As he often did with song lyrics and poems he read, Jim made
subtle changes that gave the words more meaning or personalized
them:
If I,
a lowly singer, dries one tear,
Or soothes one humble human heart in pain,
Then my homely verse to God is dear,
And not one stanza has been sung in vain.
Jim read books on poetry, and carried one with him on the road.
He said it gave him song ideas. On his daily radio show he even
featured what he called a "poetry corner." One favorite
of his -- though not well known -- is the following. Ironically,
it even mentions a man named Jim:
AROUND THE CORNER
Around the corner I have a friend,
In this great city that has no end;
Yet days go by and weeks rush on,
And before I know it a year is gone,
And I never see my old friend's face,
For Life is a swift and terrible race.
He knows I like him just as well
As in the days when I rang his bell
And he rang mine.

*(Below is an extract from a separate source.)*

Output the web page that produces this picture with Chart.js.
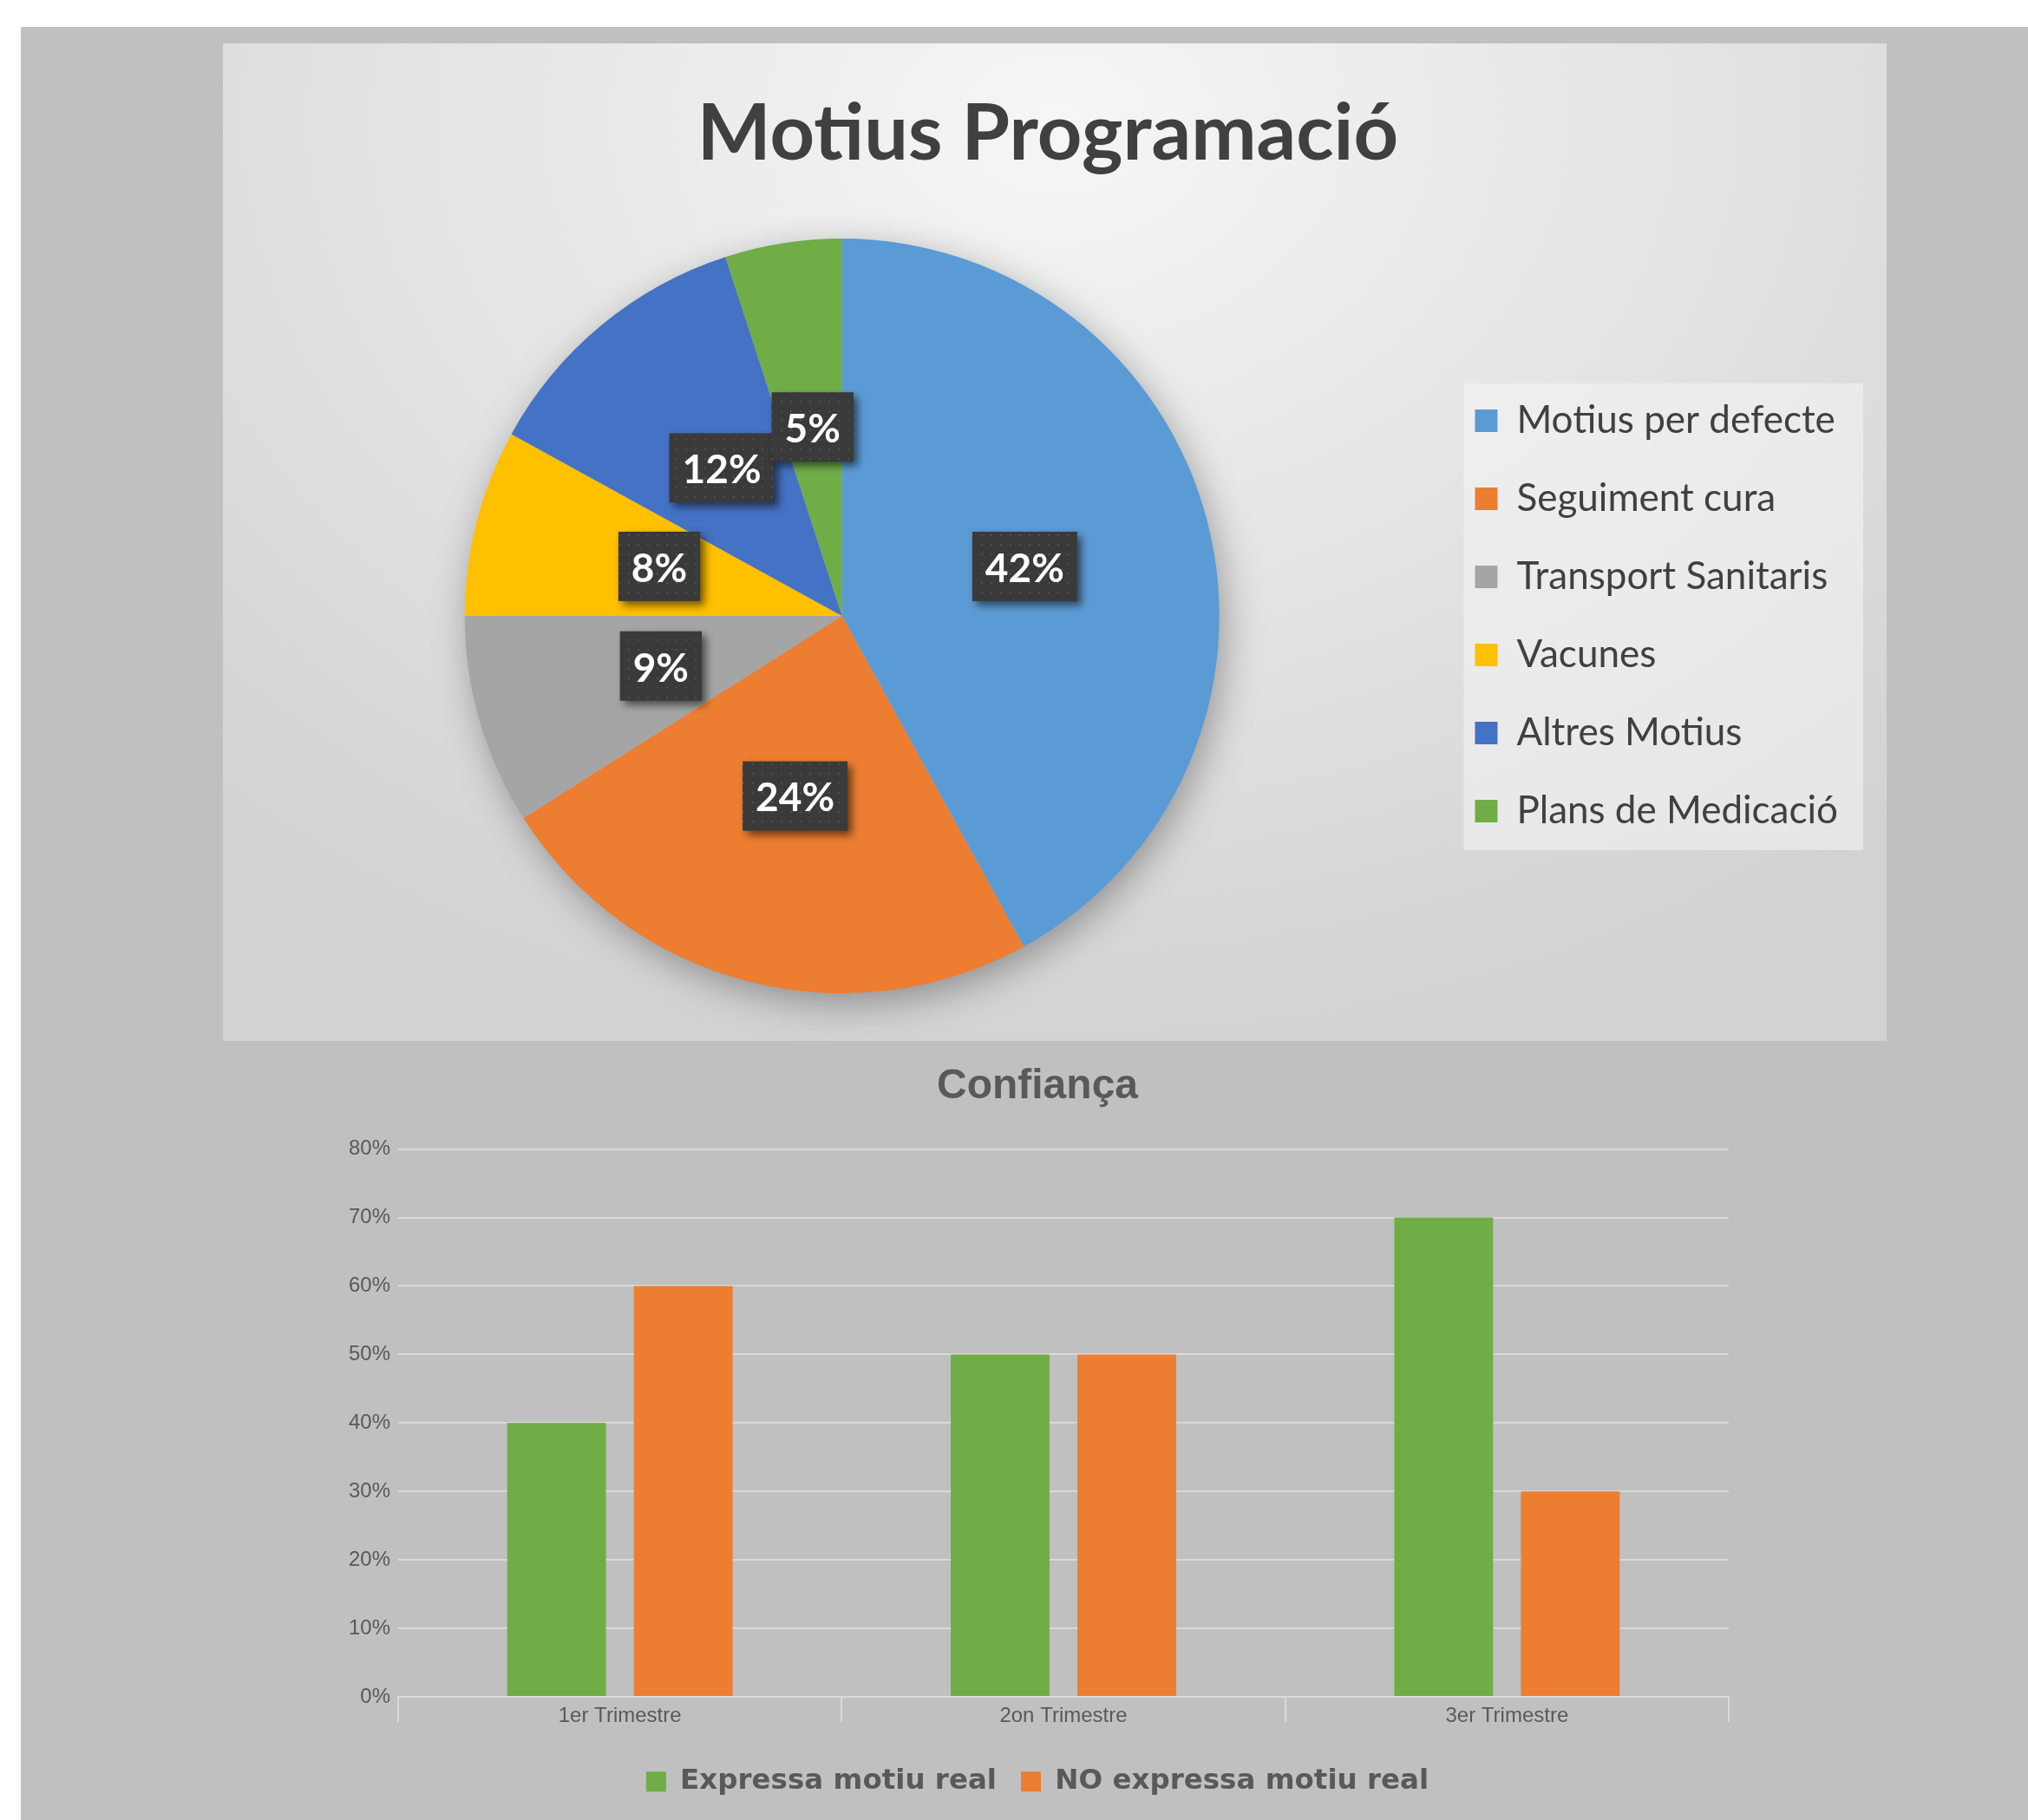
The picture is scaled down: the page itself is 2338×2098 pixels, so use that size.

We were younger then,
And now we are busy, tired men:
Tired with playing a foolish game,
Tired with trying to make a name.
"Tomorrow," I say, "I will call on Jim,
Just to show that I'm thinking of him."
But tomorrow comes -- and tomorrow goes,
And the distance between us grows and grows
Around the corner! -- yet miles away...
"Here's a telegram, sir..."
"Jim died today."
And that's what we get, and deserve in the end:
Around the corner, a vanished friend.